> **DO THIS**: An exact copy of all the data is required, with pictures left out.

> **DATA**:
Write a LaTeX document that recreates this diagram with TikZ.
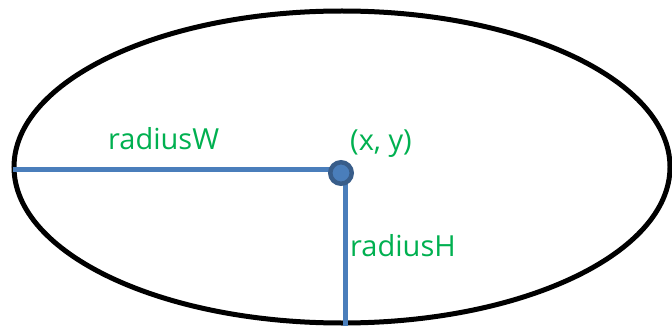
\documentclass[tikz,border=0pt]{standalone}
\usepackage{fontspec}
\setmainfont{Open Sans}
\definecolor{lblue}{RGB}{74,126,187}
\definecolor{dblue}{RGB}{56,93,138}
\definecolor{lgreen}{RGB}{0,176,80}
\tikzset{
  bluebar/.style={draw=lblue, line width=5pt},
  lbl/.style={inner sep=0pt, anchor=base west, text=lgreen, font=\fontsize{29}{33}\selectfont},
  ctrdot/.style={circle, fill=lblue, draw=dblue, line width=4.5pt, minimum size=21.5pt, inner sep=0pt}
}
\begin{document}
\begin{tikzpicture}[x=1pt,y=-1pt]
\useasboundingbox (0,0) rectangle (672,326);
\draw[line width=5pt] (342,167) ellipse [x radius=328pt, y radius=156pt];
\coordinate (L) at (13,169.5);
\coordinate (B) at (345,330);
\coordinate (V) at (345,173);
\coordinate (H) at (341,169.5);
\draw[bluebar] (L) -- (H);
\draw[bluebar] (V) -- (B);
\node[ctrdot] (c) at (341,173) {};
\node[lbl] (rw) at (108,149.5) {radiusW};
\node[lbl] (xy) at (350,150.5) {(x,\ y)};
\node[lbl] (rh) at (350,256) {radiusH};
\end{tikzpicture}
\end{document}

> **ANSWER TO THIS EXERCISE**:
Write a LaTeX document that recreates this diagram with TikZ.
\documentclass[tikz,border=0pt]{standalone}
\usepackage{fontspec}
\setmainfont{Open Sans}
\definecolor{lblue}{RGB}{74,126,187}
\definecolor{dblue}{RGB}{56,93,138}
\definecolor{lgreen}{RGB}{0,176,80}
\tikzset{
  bluebar/.style={draw=lblue, line width=5pt},
  lbl/.style={inner sep=0pt, anchor=base west, text=lgreen, font=\fontsize{29}{33}\selectfont},
  ctrdot/.style={circle, fill=lblue, draw=dblue, line width=4.5pt, minimum size=21.5pt, inner sep=0pt}
}
\begin{document}
\begin{tikzpicture}[x=1pt,y=-1pt]
\useasboundingbox (0,0) rectangle (672,326);
\draw[line width=5pt] (342,167) ellipse [x radius=328pt, y radius=156pt];
\coordinate (L) at (13,169.5);
\coordinate (B) at (345,330);
\coordinate (V) at (345,173);
\coordinate (H) at (341,169.5);
\draw[bluebar] (L) -- (H);
\draw[bluebar] (V) -- (B);
\node[ctrdot] (c) at (341,173) {};
\node[lbl] (rw) at (108,149.5) {radiusW};
\node[lbl] (xy) at (350,150.5) {(x,\ y)};
\node[lbl] (rh) at (350,256) {radiusH};
\end{tikzpicture}
\end{document}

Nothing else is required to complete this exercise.